Raw data →
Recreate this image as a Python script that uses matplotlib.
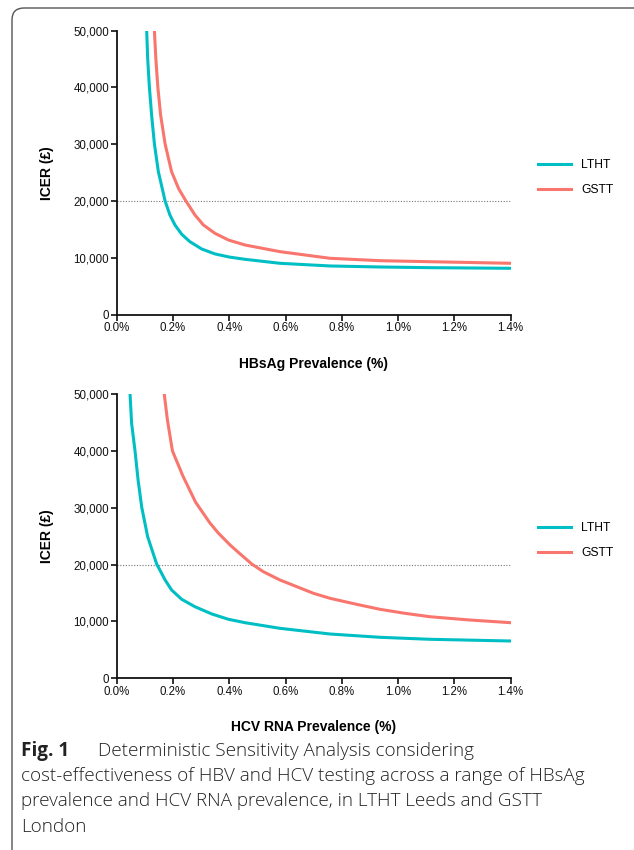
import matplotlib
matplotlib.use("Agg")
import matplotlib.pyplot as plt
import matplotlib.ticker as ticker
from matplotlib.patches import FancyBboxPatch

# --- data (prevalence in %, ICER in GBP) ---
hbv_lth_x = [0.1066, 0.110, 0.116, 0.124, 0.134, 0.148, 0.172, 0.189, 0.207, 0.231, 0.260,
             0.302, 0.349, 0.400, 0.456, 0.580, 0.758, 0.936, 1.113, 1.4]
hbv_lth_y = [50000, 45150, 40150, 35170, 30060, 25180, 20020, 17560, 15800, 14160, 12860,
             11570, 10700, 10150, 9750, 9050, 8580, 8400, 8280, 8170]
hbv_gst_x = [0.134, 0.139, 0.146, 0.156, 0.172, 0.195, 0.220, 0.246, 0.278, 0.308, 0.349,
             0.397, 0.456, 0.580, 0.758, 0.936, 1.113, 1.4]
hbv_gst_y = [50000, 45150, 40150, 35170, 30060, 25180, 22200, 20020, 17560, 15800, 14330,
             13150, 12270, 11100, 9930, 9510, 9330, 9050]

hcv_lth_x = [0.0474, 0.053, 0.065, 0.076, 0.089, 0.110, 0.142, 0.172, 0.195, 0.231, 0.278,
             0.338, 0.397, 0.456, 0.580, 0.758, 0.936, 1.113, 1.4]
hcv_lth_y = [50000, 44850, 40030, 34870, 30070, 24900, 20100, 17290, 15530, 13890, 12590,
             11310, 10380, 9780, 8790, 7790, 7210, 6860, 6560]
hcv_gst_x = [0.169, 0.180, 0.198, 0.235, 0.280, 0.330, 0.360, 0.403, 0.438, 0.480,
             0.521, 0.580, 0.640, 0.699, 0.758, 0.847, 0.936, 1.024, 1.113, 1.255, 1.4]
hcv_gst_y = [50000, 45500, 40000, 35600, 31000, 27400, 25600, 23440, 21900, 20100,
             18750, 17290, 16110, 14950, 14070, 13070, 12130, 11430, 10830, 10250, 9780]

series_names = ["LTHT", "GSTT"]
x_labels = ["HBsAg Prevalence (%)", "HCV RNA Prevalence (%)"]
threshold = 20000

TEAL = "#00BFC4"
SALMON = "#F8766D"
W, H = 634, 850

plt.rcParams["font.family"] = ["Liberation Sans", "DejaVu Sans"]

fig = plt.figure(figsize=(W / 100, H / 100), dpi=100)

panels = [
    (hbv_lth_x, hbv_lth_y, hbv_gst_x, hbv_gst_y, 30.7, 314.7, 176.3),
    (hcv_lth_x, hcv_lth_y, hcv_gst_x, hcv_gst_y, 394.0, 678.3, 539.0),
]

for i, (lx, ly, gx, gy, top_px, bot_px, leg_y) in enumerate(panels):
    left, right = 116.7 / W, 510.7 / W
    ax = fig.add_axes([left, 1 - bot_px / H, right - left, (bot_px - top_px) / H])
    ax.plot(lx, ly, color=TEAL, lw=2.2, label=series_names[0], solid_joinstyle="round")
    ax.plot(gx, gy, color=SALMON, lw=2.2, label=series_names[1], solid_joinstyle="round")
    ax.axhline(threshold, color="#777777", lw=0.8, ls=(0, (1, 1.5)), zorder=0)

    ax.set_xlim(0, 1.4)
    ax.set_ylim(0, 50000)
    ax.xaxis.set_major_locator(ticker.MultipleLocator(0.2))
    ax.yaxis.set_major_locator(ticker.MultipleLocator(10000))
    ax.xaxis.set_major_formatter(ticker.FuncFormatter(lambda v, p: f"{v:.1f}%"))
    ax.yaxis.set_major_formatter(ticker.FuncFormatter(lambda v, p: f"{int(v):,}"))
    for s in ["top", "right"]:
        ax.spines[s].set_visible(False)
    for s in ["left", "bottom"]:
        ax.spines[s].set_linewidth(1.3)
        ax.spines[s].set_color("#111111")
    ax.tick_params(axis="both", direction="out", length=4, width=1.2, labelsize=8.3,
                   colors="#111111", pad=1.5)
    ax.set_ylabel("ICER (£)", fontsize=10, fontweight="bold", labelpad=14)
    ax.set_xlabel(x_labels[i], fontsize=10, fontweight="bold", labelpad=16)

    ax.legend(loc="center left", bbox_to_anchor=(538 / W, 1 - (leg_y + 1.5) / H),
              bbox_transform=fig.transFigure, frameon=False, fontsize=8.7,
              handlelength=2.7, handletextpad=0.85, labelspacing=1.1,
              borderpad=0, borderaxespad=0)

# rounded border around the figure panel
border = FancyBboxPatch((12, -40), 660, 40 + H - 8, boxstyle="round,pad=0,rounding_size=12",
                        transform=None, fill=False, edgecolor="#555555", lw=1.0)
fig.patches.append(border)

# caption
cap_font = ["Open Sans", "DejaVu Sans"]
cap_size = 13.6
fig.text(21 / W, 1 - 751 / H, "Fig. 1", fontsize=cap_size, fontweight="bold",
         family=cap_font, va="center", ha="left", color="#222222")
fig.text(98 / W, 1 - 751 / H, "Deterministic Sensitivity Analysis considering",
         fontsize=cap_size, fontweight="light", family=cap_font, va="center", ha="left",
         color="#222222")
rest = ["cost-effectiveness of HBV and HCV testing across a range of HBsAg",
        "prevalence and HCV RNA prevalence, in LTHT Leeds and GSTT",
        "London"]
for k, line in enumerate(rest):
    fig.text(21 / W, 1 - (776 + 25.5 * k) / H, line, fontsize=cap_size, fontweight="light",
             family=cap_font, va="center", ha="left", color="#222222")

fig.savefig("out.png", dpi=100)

Problem requirements →
With all pictures left out, please transcribe exactly the lines from the start of the material through the line with "from matplotlib.patches import FancyBboxPatch".

Solution to the problem →
Recreate this image as a Python script that uses matplotlib.
import matplotlib
matplotlib.use("Agg")
import matplotlib.pyplot as plt
import matplotlib.ticker as ticker
from matplotlib.patches import FancyBboxPatch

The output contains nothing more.